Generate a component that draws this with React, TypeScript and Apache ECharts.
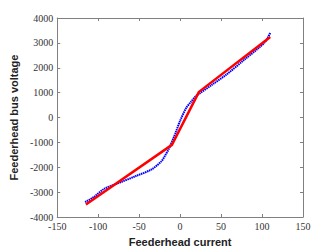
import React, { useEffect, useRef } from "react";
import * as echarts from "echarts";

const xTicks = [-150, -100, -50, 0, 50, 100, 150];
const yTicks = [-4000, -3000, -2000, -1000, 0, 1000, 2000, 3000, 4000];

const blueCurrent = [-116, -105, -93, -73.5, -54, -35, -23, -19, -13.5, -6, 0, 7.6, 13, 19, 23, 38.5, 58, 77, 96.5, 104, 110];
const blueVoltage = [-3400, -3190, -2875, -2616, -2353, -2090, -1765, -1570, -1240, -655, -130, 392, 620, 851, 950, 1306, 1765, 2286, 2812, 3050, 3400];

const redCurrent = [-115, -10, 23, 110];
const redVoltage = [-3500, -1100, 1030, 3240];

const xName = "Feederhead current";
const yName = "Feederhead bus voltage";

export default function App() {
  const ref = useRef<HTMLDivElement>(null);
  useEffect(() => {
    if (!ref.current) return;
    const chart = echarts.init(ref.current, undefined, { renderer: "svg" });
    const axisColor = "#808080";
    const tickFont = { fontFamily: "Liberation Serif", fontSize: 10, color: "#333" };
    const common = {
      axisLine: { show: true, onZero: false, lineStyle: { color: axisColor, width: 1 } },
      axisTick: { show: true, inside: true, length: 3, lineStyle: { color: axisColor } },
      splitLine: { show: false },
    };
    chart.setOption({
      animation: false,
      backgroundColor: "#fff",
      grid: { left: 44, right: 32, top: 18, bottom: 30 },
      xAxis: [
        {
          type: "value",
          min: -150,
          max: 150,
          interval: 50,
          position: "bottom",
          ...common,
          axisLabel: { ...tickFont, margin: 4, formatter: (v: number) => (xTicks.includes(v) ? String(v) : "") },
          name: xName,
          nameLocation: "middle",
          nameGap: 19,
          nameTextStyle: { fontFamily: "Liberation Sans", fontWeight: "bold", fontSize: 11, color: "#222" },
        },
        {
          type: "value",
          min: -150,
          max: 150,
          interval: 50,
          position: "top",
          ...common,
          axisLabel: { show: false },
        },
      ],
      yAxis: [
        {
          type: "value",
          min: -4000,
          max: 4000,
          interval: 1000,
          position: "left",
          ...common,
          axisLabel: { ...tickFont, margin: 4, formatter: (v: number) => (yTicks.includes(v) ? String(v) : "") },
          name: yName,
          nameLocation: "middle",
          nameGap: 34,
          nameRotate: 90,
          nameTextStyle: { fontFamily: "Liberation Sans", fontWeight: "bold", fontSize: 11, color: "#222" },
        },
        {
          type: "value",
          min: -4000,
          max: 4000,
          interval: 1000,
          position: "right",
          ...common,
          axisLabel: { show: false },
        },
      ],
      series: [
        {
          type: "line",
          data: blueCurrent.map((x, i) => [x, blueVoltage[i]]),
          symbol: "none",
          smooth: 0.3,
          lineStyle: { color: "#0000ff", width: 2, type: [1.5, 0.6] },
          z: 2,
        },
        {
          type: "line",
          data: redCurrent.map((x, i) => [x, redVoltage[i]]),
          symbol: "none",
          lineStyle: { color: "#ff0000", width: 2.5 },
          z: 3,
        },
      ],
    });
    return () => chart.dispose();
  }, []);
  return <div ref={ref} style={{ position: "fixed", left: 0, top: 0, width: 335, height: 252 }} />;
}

* * * *

• _What the task asks_: Quote every line word for word and keep the images out of the copy.

• _Reply_:
Generate a component that draws this with React, TypeScript and Apache ECharts.
import React, { useEffect, useRef } from "react";
import * as echarts from "echarts";

const xTicks = [-150, -100, -50, 0, 50, 100, 150];
const yTicks = [-4000, -3000, -2000, -1000, 0, 1000, 2000, 3000, 4000];

const blueCurrent = [-116, -105, -93, -73.5, -54, -35, -23, -19, -13.5, -6, 0, 7.6, 13, 19, 23, 38.5, 58, 77, 96.5, 104, 110];
const blueVoltage = [-3400, -3190, -2875, -2616, -2353, -2090, -1765, -1570, -1240, -655, -130, 392, 620, 851, 950, 1306, 1765, 2286, 2812, 3050, 3400];

const redCurrent = [-115, -10, 23, 110];
const redVoltage = [-3500, -1100, 1030, 3240];

const xName = "Feederhead current";
const yName = "Feederhead bus voltage";

export default function App() {
  const ref = useRef<HTMLDivElement>(null);
  useEffect(() => {
    if (!ref.current) return;
    const chart = echarts.init(ref.current, undefined, { renderer: "svg" });
    const axisColor = "#808080";
    const tickFont = { fontFamily: "Liberation Serif", fontSize: 10, color: "#333" };
    const common = {
      axisLine: { show: true, onZero: false, lineStyle: { color: axisColor, width: 1 } },
      axisTick: { show: true, inside: true, length: 3, lineStyle: { color: axisColor } },
      splitLine: { show: false },
    };
    chart.setOption({
      animation: false,
      backgroundColor: "#fff",
      grid: { left: 44, right: 32, top: 18, bottom: 30 },
      xAxis: [
        {
          type: "value",
          min: -150,
          max: 150,
          interval: 50,
          position: "bottom",
          ...common,
          axisLabel: { ...tickFont, margin: 4, formatter: (v: number) => (xTicks.includes(v) ? String(v) : "") },
          name: xName,
          nameLocation: "middle",
          nameGap: 19,
          nameTextStyle: { fontFamily: "Liberation Sans", fontWeight: "bold", fontSize: 11, color: "#222" },
        },
        {
          type: "value",
          min: -150,
          max: 150,
          interval: 50,
          position: "top",
          ...common,
          axisLabel: { show: false },
        },
      ],
      yAxis: [
        {
          type: "value",
          min: -4000,
          max: 4000,
          interval: 1000,
          position: "left",
          ...common,
          axisLabel: { ...tickFont, margin: 4, formatter: (v: number) => (yTicks.includes(v) ? String(v) : "") },
          name: yName,
          nameLocation: "middle",
          nameGap: 34,
          nameRotate: 90,
          nameTextStyle: { fontFamily: "Liberation Sans", fontWeight: "bold", fontSize: 11, color: "#222" },
        },
        {
          type: "value",
          min: -4000,
          max: 4000,
          interval: 1000,
          position: "right",
          ...common,
          axisLabel: { show: false },
        },
      ],
      series: [
        {
          type: "line",
          data: blueCurrent.map((x, i) => [x, blueVoltage[i]]),
          symbol: "none",
          smooth: 0.3,
          lineStyle: { color: "#0000ff", width: 2, type: [1.5, 0.6] },
          z: 2,
        },
        {
          type: "line",
          data: redCurrent.map((x, i) => [x, redVoltage[i]]),
          symbol: "none",
          lineStyle: { color: "#ff0000", width: 2.5 },
          z: 3,
        },
      ],
    });
    return () => chart.dispose();
  }, []);
  return <div ref={ref} style={{ position: "fixed", left: 0, top: 0, width: 335, height: 252 }} />;
}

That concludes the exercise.